— BEGIN Given information —
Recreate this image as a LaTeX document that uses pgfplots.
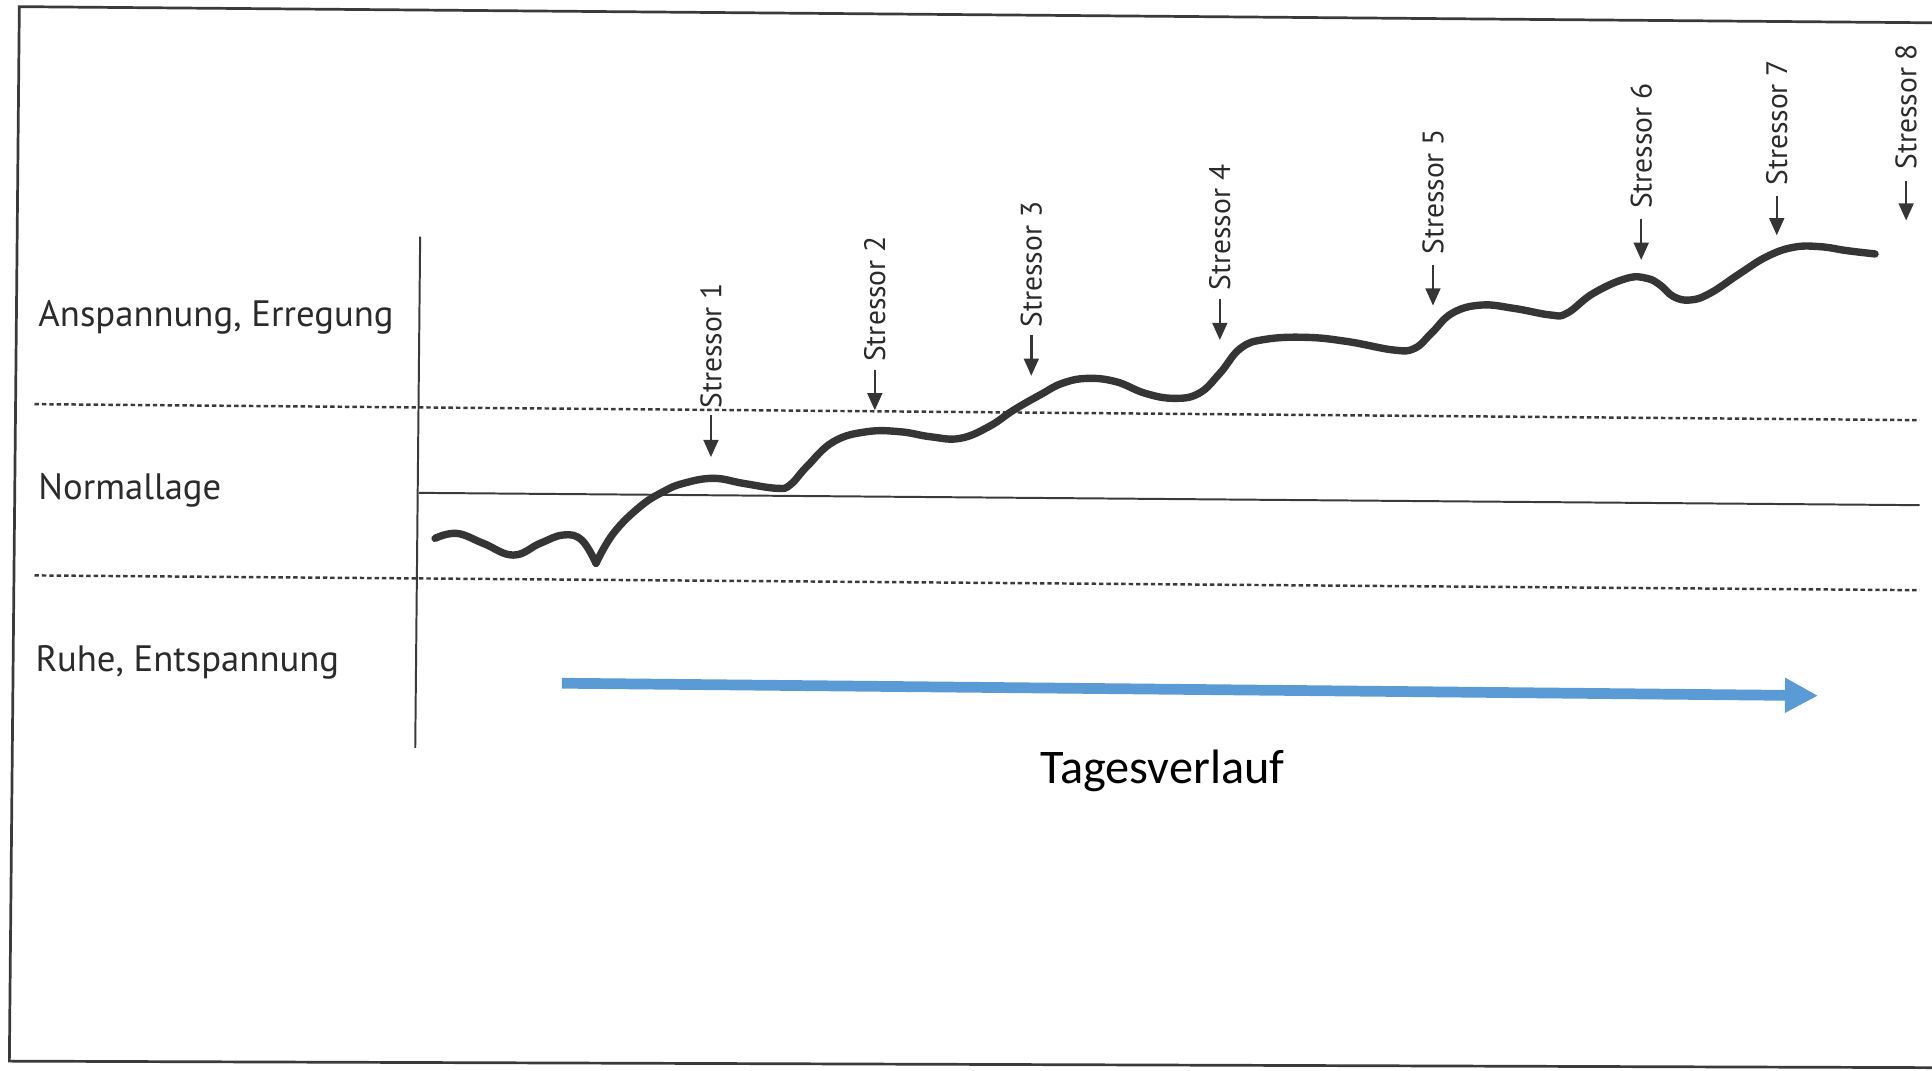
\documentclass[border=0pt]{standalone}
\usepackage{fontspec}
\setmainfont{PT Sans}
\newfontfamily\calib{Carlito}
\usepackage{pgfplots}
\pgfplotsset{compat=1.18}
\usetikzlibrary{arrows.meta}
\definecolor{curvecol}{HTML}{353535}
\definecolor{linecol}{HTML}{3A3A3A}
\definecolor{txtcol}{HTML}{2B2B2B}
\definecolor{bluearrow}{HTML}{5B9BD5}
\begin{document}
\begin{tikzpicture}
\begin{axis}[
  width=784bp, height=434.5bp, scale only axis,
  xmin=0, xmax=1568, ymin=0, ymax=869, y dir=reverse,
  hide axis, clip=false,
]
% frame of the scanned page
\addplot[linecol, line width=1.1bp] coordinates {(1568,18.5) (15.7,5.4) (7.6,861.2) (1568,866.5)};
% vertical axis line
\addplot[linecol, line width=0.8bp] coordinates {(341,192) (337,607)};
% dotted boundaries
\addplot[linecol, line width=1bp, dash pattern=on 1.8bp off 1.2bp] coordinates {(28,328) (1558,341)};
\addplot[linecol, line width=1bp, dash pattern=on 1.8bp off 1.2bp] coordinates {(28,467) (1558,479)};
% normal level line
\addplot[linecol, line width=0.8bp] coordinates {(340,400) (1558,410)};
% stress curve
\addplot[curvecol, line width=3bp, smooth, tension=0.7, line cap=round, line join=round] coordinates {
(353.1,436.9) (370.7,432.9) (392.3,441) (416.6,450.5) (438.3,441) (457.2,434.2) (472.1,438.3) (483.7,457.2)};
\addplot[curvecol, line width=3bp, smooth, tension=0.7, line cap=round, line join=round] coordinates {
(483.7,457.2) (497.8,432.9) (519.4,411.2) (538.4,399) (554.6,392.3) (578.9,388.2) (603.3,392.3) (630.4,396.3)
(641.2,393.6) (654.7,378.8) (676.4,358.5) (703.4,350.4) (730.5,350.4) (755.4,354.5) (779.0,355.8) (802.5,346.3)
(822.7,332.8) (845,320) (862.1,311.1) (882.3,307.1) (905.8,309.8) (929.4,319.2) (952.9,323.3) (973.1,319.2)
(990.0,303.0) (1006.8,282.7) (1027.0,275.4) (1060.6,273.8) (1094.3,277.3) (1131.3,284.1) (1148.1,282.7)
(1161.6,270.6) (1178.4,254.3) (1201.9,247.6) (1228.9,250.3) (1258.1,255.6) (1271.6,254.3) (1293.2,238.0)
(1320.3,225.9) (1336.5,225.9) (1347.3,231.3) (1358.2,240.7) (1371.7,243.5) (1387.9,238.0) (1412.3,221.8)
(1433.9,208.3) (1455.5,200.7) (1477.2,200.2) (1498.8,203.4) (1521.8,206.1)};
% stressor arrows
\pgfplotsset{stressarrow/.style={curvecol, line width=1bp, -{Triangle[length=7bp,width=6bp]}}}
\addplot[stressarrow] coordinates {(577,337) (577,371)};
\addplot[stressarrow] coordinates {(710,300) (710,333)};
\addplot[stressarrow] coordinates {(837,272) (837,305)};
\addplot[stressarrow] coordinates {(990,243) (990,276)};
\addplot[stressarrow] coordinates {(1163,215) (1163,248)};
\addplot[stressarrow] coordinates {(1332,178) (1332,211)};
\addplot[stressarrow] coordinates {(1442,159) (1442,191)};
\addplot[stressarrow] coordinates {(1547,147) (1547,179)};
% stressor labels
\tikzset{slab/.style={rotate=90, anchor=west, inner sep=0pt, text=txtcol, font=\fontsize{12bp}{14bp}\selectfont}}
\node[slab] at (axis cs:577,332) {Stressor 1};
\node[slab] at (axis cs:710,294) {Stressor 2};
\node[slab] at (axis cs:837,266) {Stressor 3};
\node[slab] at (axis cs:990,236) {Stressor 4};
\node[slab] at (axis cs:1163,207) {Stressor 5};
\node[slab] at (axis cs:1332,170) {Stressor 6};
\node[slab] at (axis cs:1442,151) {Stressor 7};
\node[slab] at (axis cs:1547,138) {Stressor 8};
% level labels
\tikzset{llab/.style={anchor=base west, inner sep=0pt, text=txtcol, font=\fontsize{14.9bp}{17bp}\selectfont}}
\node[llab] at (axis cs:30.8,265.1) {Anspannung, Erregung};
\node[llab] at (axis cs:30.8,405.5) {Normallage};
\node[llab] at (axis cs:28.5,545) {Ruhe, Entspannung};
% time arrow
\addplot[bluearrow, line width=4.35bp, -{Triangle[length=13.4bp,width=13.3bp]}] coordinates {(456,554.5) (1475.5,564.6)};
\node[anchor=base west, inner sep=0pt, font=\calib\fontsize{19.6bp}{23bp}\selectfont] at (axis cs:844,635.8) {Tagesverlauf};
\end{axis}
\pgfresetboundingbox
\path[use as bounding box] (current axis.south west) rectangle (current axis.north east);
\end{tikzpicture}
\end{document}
— END Given information —
# Problem to solve
Reproduce every line precisely as given, omitting all pictures.

# Response for this exercise
Recreate this image as a LaTeX document that uses pgfplots.
\documentclass[border=0pt]{standalone}
\usepackage{fontspec}
\setmainfont{PT Sans}
\newfontfamily\calib{Carlito}
\usepackage{pgfplots}
\pgfplotsset{compat=1.18}
\usetikzlibrary{arrows.meta}
\definecolor{curvecol}{HTML}{353535}
\definecolor{linecol}{HTML}{3A3A3A}
\definecolor{txtcol}{HTML}{2B2B2B}
\definecolor{bluearrow}{HTML}{5B9BD5}
\begin{document}
\begin{tikzpicture}
\begin{axis}[
  width=784bp, height=434.5bp, scale only axis,
  xmin=0, xmax=1568, ymin=0, ymax=869, y dir=reverse,
  hide axis, clip=false,
]
% frame of the scanned page
\addplot[linecol, line width=1.1bp] coordinates {(1568,18.5) (15.7,5.4) (7.6,861.2) (1568,866.5)};
% vertical axis line
\addplot[linecol, line width=0.8bp] coordinates {(341,192) (337,607)};
% dotted boundaries
\addplot[linecol, line width=1bp, dash pattern=on 1.8bp off 1.2bp] coordinates {(28,328) (1558,341)};
\addplot[linecol, line width=1bp, dash pattern=on 1.8bp off 1.2bp] coordinates {(28,467) (1558,479)};
% normal level line
\addplot[linecol, line width=0.8bp] coordinates {(340,400) (1558,410)};
% stress curve
\addplot[curvecol, line width=3bp, smooth, tension=0.7, line cap=round, line join=round] coordinates {
(353.1,436.9) (370.7,432.9) (392.3,441) (416.6,450.5) (438.3,441) (457.2,434.2) (472.1,438.3) (483.7,457.2)};
\addplot[curvecol, line width=3bp, smooth, tension=0.7, line cap=round, line join=round] coordinates {
(483.7,457.2) (497.8,432.9) (519.4,411.2) (538.4,399) (554.6,392.3) (578.9,388.2) (603.3,392.3) (630.4,396.3)
(641.2,393.6) (654.7,378.8) (676.4,358.5) (703.4,350.4) (730.5,350.4) (755.4,354.5) (779.0,355.8) (802.5,346.3)
(822.7,332.8) (845,320) (862.1,311.1) (882.3,307.1) (905.8,309.8) (929.4,319.2) (952.9,323.3) (973.1,319.2)
(990.0,303.0) (1006.8,282.7) (1027.0,275.4) (1060.6,273.8) (1094.3,277.3) (1131.3,284.1) (1148.1,282.7)
(1161.6,270.6) (1178.4,254.3) (1201.9,247.6) (1228.9,250.3) (1258.1,255.6) (1271.6,254.3) (1293.2,238.0)
(1320.3,225.9) (1336.5,225.9) (1347.3,231.3) (1358.2,240.7) (1371.7,243.5) (1387.9,238.0) (1412.3,221.8)
(1433.9,208.3) (1455.5,200.7) (1477.2,200.2) (1498.8,203.4) (1521.8,206.1)};
% stressor arrows
\pgfplotsset{stressarrow/.style={curvecol, line width=1bp, -{Triangle[length=7bp,width=6bp]}}}
\addplot[stressarrow] coordinates {(577,337) (577,371)};
\addplot[stressarrow] coordinates {(710,300) (710,333)};
\addplot[stressarrow] coordinates {(837,272) (837,305)};
\addplot[stressarrow] coordinates {(990,243) (990,276)};
\addplot[stressarrow] coordinates {(1163,215) (1163,248)};
\addplot[stressarrow] coordinates {(1332,178) (1332,211)};
\addplot[stressarrow] coordinates {(1442,159) (1442,191)};
\addplot[stressarrow] coordinates {(1547,147) (1547,179)};
% stressor labels
\tikzset{slab/.style={rotate=90, anchor=west, inner sep=0pt, text=txtcol, font=\fontsize{12bp}{14bp}\selectfont}}
\node[slab] at (axis cs:577,332) {Stressor 1};
\node[slab] at (axis cs:710,294) {Stressor 2};
\node[slab] at (axis cs:837,266) {Stressor 3};
\node[slab] at (axis cs:990,236) {Stressor 4};
\node[slab] at (axis cs:1163,207) {Stressor 5};
\node[slab] at (axis cs:1332,170) {Stressor 6};
\node[slab] at (axis cs:1442,151) {Stressor 7};
\node[slab] at (axis cs:1547,138) {Stressor 8};
% level labels
\tikzset{llab/.style={anchor=base west, inner sep=0pt, text=txtcol, font=\fontsize{14.9bp}{17bp}\selectfont}}
\node[llab] at (axis cs:30.8,265.1) {Anspannung, Erregung};
\node[llab] at (axis cs:30.8,405.5) {Normallage};
\node[llab] at (axis cs:28.5,545) {Ruhe, Entspannung};
% time arrow
\addplot[bluearrow, line width=4.35bp, -{Triangle[length=13.4bp,width=13.3bp]}] coordinates {(456,554.5) (1475.5,564.6)};
\node[anchor=base west, inner sep=0pt, font=\calib\fontsize{19.6bp}{23bp}\selectfont] at (axis cs:844,635.8) {Tagesverlauf};
\end{axis}
\pgfresetboundingbox
\path[use as bounding box] (current axis.south west) rectangle (current axis.north east);
\end{tikzpicture}
\end{document}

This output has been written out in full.